— Begin —

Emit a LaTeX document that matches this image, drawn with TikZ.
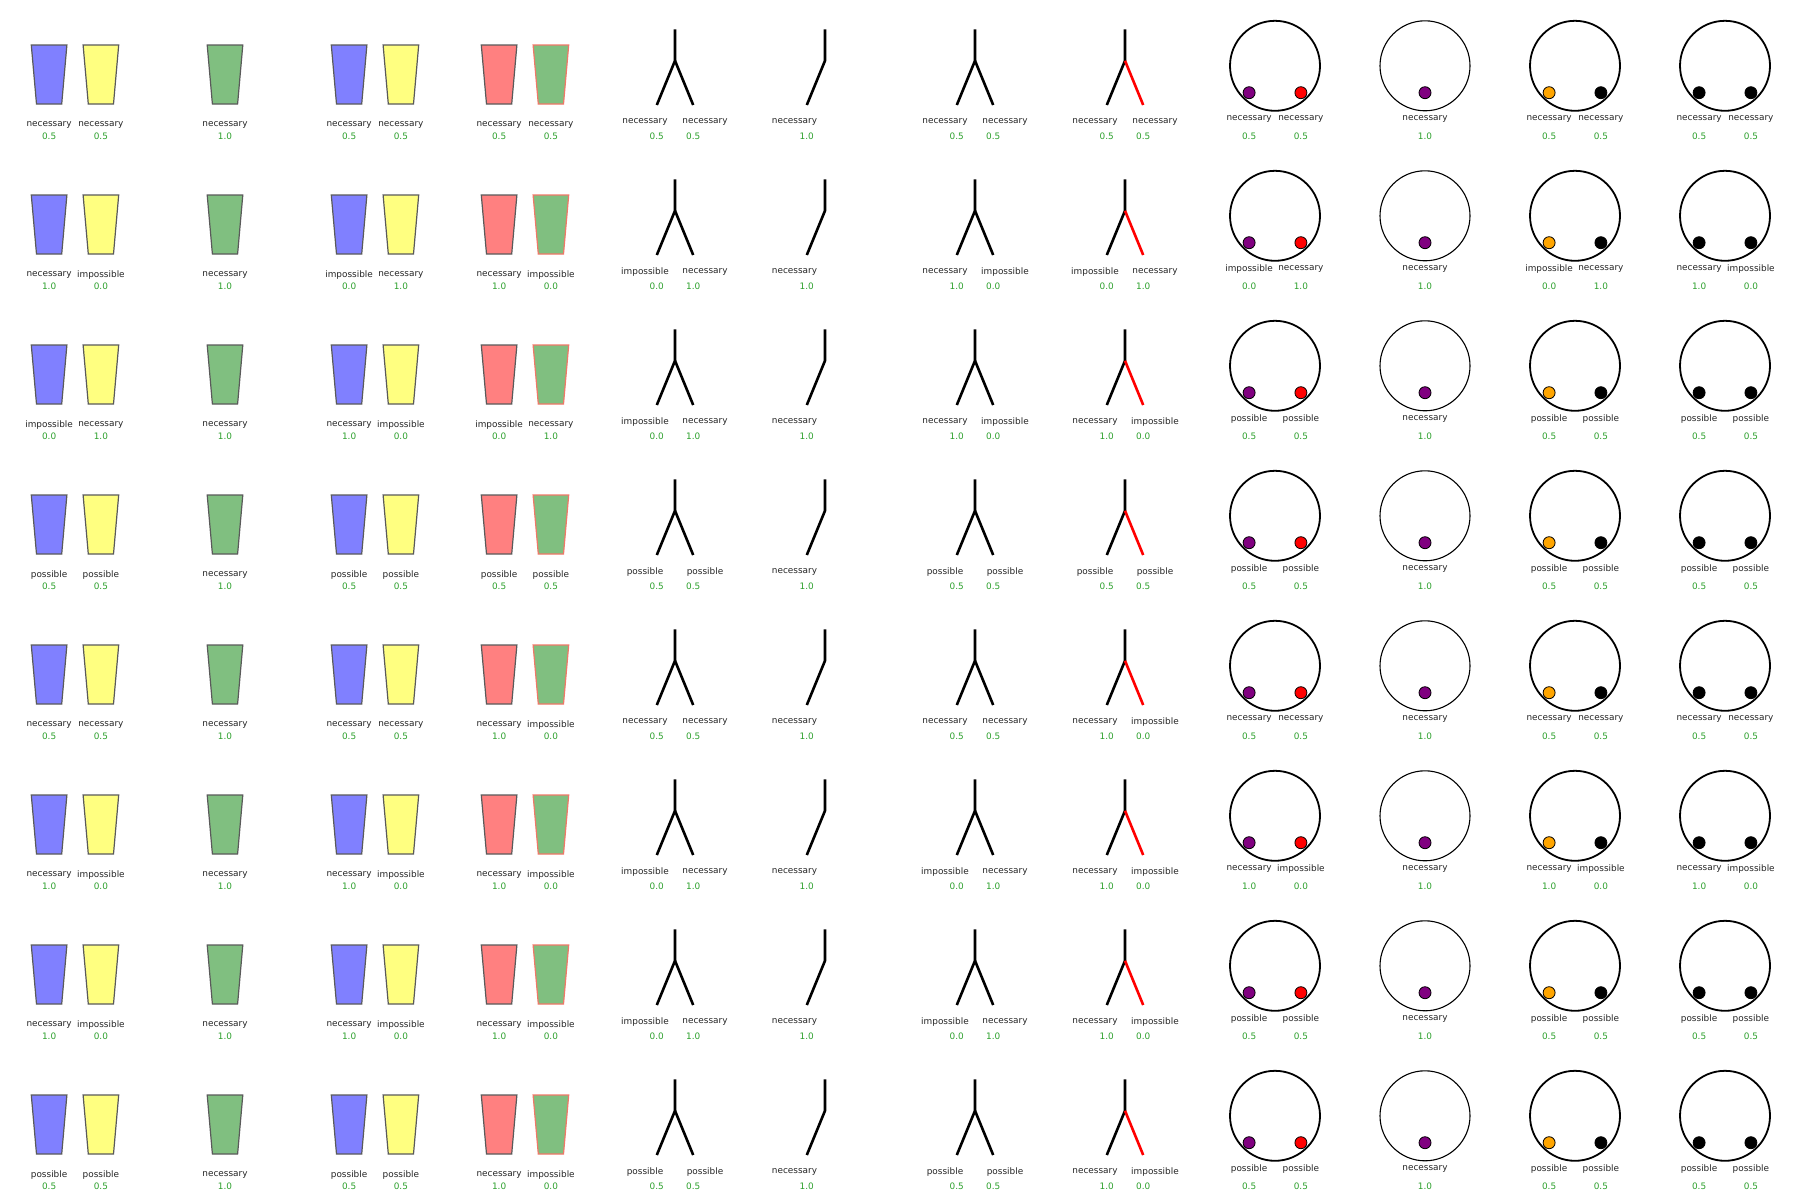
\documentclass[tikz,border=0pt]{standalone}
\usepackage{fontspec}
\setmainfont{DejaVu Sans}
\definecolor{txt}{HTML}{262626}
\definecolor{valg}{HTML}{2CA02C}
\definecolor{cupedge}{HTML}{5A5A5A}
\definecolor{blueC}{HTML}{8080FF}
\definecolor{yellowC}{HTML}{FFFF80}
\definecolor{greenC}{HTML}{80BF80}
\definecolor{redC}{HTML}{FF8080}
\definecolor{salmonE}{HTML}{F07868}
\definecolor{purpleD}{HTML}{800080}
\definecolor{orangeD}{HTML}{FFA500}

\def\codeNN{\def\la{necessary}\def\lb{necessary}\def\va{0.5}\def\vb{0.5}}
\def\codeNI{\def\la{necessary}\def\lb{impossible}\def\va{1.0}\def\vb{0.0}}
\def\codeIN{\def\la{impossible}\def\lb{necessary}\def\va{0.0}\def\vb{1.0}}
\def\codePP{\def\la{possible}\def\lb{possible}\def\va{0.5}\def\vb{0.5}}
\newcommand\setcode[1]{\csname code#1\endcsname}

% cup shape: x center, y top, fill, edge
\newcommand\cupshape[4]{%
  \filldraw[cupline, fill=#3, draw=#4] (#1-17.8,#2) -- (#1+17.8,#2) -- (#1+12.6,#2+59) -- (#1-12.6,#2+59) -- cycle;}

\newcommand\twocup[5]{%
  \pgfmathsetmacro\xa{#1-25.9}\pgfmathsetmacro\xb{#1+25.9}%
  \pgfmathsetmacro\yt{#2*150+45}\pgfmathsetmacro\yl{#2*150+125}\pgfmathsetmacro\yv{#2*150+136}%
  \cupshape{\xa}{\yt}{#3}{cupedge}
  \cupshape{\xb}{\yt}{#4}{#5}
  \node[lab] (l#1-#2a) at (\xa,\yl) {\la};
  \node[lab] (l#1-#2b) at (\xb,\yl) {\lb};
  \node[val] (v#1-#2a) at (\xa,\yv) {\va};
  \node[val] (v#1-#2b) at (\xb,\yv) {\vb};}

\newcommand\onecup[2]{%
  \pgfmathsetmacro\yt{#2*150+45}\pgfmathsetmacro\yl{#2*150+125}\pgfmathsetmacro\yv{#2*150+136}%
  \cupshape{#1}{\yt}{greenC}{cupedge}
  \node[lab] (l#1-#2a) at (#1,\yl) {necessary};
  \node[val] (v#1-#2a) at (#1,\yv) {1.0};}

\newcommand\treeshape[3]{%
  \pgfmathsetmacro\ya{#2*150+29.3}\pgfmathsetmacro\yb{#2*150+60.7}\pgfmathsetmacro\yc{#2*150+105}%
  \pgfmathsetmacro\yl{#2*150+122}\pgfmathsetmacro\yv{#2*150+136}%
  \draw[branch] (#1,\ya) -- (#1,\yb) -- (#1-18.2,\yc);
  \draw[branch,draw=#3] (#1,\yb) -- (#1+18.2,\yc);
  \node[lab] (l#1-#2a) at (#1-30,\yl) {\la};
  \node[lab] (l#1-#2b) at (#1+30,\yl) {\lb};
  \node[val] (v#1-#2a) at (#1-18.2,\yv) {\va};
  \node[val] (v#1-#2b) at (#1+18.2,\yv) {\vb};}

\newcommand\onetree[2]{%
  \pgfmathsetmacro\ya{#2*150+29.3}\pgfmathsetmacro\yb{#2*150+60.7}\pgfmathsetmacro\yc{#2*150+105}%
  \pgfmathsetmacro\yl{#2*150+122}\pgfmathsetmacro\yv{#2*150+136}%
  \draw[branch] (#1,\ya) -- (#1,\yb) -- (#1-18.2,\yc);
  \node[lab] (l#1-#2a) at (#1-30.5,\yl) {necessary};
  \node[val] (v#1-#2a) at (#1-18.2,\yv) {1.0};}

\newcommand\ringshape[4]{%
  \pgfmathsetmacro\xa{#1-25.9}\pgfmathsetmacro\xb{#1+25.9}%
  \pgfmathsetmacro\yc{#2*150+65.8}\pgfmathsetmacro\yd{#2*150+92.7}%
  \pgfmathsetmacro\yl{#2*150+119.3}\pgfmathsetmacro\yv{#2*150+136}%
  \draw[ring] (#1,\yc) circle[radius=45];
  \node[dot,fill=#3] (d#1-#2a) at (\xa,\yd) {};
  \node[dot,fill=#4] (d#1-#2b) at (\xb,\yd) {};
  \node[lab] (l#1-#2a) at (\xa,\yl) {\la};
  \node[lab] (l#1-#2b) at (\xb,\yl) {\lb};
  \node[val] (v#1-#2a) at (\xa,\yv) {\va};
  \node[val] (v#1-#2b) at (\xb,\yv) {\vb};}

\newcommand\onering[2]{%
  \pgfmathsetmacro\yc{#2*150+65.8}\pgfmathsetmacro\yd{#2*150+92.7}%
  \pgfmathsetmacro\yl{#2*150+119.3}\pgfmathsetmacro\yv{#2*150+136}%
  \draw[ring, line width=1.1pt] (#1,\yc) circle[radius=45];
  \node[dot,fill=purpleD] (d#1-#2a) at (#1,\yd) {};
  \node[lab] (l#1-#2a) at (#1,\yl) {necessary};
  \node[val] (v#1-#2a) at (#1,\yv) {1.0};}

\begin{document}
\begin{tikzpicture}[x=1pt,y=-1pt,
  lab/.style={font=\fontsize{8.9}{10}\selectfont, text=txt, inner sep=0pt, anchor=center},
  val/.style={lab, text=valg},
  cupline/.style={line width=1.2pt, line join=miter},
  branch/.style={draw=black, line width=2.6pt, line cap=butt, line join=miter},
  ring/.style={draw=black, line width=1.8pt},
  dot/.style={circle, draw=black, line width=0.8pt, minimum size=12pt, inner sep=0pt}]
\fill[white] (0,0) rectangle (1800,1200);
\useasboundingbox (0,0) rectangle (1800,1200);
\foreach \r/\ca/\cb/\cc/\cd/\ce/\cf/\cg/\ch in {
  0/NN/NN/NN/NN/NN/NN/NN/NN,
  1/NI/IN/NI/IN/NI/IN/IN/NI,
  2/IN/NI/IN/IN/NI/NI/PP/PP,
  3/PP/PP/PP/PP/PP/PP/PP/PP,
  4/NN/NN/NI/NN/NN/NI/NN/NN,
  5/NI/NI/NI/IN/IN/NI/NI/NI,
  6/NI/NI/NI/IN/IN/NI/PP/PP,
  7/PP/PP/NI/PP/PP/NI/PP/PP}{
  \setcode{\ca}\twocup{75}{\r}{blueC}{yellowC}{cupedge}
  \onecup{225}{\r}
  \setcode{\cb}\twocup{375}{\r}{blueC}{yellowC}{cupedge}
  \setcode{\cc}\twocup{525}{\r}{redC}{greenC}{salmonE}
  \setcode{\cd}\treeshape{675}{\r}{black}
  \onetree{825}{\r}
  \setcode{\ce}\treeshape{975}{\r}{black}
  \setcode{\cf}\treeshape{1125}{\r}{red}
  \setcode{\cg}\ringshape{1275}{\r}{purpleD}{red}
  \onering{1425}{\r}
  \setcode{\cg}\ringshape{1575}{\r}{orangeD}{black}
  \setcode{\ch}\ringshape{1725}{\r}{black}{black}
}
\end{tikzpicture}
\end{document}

— End —

Give an exact reproduction of every line, leaving out any picture.

Emit a LaTeX document that matches this image, drawn with TikZ.
\documentclass[tikz,border=0pt]{standalone}
\usepackage{fontspec}
\setmainfont{DejaVu Sans}
\definecolor{txt}{HTML}{262626}
\definecolor{valg}{HTML}{2CA02C}
\definecolor{cupedge}{HTML}{5A5A5A}
\definecolor{blueC}{HTML}{8080FF}
\definecolor{yellowC}{HTML}{FFFF80}
\definecolor{greenC}{HTML}{80BF80}
\definecolor{redC}{HTML}{FF8080}
\definecolor{salmonE}{HTML}{F07868}
\definecolor{purpleD}{HTML}{800080}
\definecolor{orangeD}{HTML}{FFA500}

\def\codeNN{\def\la{necessary}\def\lb{necessary}\def\va{0.5}\def\vb{0.5}}
\def\codeNI{\def\la{necessary}\def\lb{impossible}\def\va{1.0}\def\vb{0.0}}
\def\codeIN{\def\la{impossible}\def\lb{necessary}\def\va{0.0}\def\vb{1.0}}
\def\codePP{\def\la{possible}\def\lb{possible}\def\va{0.5}\def\vb{0.5}}
\newcommand\setcode[1]{\csname code#1\endcsname}

% cup shape: x center, y top, fill, edge
\newcommand\cupshape[4]{%
  \filldraw[cupline, fill=#3, draw=#4] (#1-17.8,#2) -- (#1+17.8,#2) -- (#1+12.6,#2+59) -- (#1-12.6,#2+59) -- cycle;}

\newcommand\twocup[5]{%
  \pgfmathsetmacro\xa{#1-25.9}\pgfmathsetmacro\xb{#1+25.9}%
  \pgfmathsetmacro\yt{#2*150+45}\pgfmathsetmacro\yl{#2*150+125}\pgfmathsetmacro\yv{#2*150+136}%
  \cupshape{\xa}{\yt}{#3}{cupedge}
  \cupshape{\xb}{\yt}{#4}{#5}
  \node[lab] (l#1-#2a) at (\xa,\yl) {\la};
  \node[lab] (l#1-#2b) at (\xb,\yl) {\lb};
  \node[val] (v#1-#2a) at (\xa,\yv) {\va};
  \node[val] (v#1-#2b) at (\xb,\yv) {\vb};}

\newcommand\onecup[2]{%
  \pgfmathsetmacro\yt{#2*150+45}\pgfmathsetmacro\yl{#2*150+125}\pgfmathsetmacro\yv{#2*150+136}%
  \cupshape{#1}{\yt}{greenC}{cupedge}
  \node[lab] (l#1-#2a) at (#1,\yl) {necessary};
  \node[val] (v#1-#2a) at (#1,\yv) {1.0};}

\newcommand\treeshape[3]{%
  \pgfmathsetmacro\ya{#2*150+29.3}\pgfmathsetmacro\yb{#2*150+60.7}\pgfmathsetmacro\yc{#2*150+105}%
  \pgfmathsetmacro\yl{#2*150+122}\pgfmathsetmacro\yv{#2*150+136}%
  \draw[branch] (#1,\ya) -- (#1,\yb) -- (#1-18.2,\yc);
  \draw[branch,draw=#3] (#1,\yb) -- (#1+18.2,\yc);
  \node[lab] (l#1-#2a) at (#1-30,\yl) {\la};
  \node[lab] (l#1-#2b) at (#1+30,\yl) {\lb};
  \node[val] (v#1-#2a) at (#1-18.2,\yv) {\va};
  \node[val] (v#1-#2b) at (#1+18.2,\yv) {\vb};}

\newcommand\onetree[2]{%
  \pgfmathsetmacro\ya{#2*150+29.3}\pgfmathsetmacro\yb{#2*150+60.7}\pgfmathsetmacro\yc{#2*150+105}%
  \pgfmathsetmacro\yl{#2*150+122}\pgfmathsetmacro\yv{#2*150+136}%
  \draw[branch] (#1,\ya) -- (#1,\yb) -- (#1-18.2,\yc);
  \node[lab] (l#1-#2a) at (#1-30.5,\yl) {necessary};
  \node[val] (v#1-#2a) at (#1-18.2,\yv) {1.0};}

\newcommand\ringshape[4]{%
  \pgfmathsetmacro\xa{#1-25.9}\pgfmathsetmacro\xb{#1+25.9}%
  \pgfmathsetmacro\yc{#2*150+65.8}\pgfmathsetmacro\yd{#2*150+92.7}%
  \pgfmathsetmacro\yl{#2*150+119.3}\pgfmathsetmacro\yv{#2*150+136}%
  \draw[ring] (#1,\yc) circle[radius=45];
  \node[dot,fill=#3] (d#1-#2a) at (\xa,\yd) {};
  \node[dot,fill=#4] (d#1-#2b) at (\xb,\yd) {};
  \node[lab] (l#1-#2a) at (\xa,\yl) {\la};
  \node[lab] (l#1-#2b) at (\xb,\yl) {\lb};
  \node[val] (v#1-#2a) at (\xa,\yv) {\va};
  \node[val] (v#1-#2b) at (\xb,\yv) {\vb};}

\newcommand\onering[2]{%
  \pgfmathsetmacro\yc{#2*150+65.8}\pgfmathsetmacro\yd{#2*150+92.7}%
  \pgfmathsetmacro\yl{#2*150+119.3}\pgfmathsetmacro\yv{#2*150+136}%
  \draw[ring, line width=1.1pt] (#1,\yc) circle[radius=45];
  \node[dot,fill=purpleD] (d#1-#2a) at (#1,\yd) {};
  \node[lab] (l#1-#2a) at (#1,\yl) {necessary};
  \node[val] (v#1-#2a) at (#1,\yv) {1.0};}

\begin{document}
\begin{tikzpicture}[x=1pt,y=-1pt,
  lab/.style={font=\fontsize{8.9}{10}\selectfont, text=txt, inner sep=0pt, anchor=center},
  val/.style={lab, text=valg},
  cupline/.style={line width=1.2pt, line join=miter},
  branch/.style={draw=black, line width=2.6pt, line cap=butt, line join=miter},
  ring/.style={draw=black, line width=1.8pt},
  dot/.style={circle, draw=black, line width=0.8pt, minimum size=12pt, inner sep=0pt}]
\fill[white] (0,0) rectangle (1800,1200);
\useasboundingbox (0,0) rectangle (1800,1200);
\foreach \r/\ca/\cb/\cc/\cd/\ce/\cf/\cg/\ch in {
  0/NN/NN/NN/NN/NN/NN/NN/NN,
  1/NI/IN/NI/IN/NI/IN/IN/NI,
  2/IN/NI/IN/IN/NI/NI/PP/PP,
  3/PP/PP/PP/PP/PP/PP/PP/PP,
  4/NN/NN/NI/NN/NN/NI/NN/NN,
  5/NI/NI/NI/IN/IN/NI/NI/NI,
  6/NI/NI/NI/IN/IN/NI/PP/PP,
  7/PP/PP/NI/PP/PP/NI/PP/PP}{
  \setcode{\ca}\twocup{75}{\r}{blueC}{yellowC}{cupedge}
  \onecup{225}{\r}
  \setcode{\cb}\twocup{375}{\r}{blueC}{yellowC}{cupedge}
  \setcode{\cc}\twocup{525}{\r}{redC}{greenC}{salmonE}
  \setcode{\cd}\treeshape{675}{\r}{black}
  \onetree{825}{\r}
  \setcode{\ce}\treeshape{975}{\r}{black}
  \setcode{\cf}\treeshape{1125}{\r}{red}
  \setcode{\cg}\ringshape{1275}{\r}{purpleD}{red}
  \onering{1425}{\r}
  \setcode{\cg}\ringshape{1575}{\r}{orangeD}{black}
  \setcode{\ch}\ringshape{1725}{\r}{black}{black}
}
\end{tikzpicture}
\end{document}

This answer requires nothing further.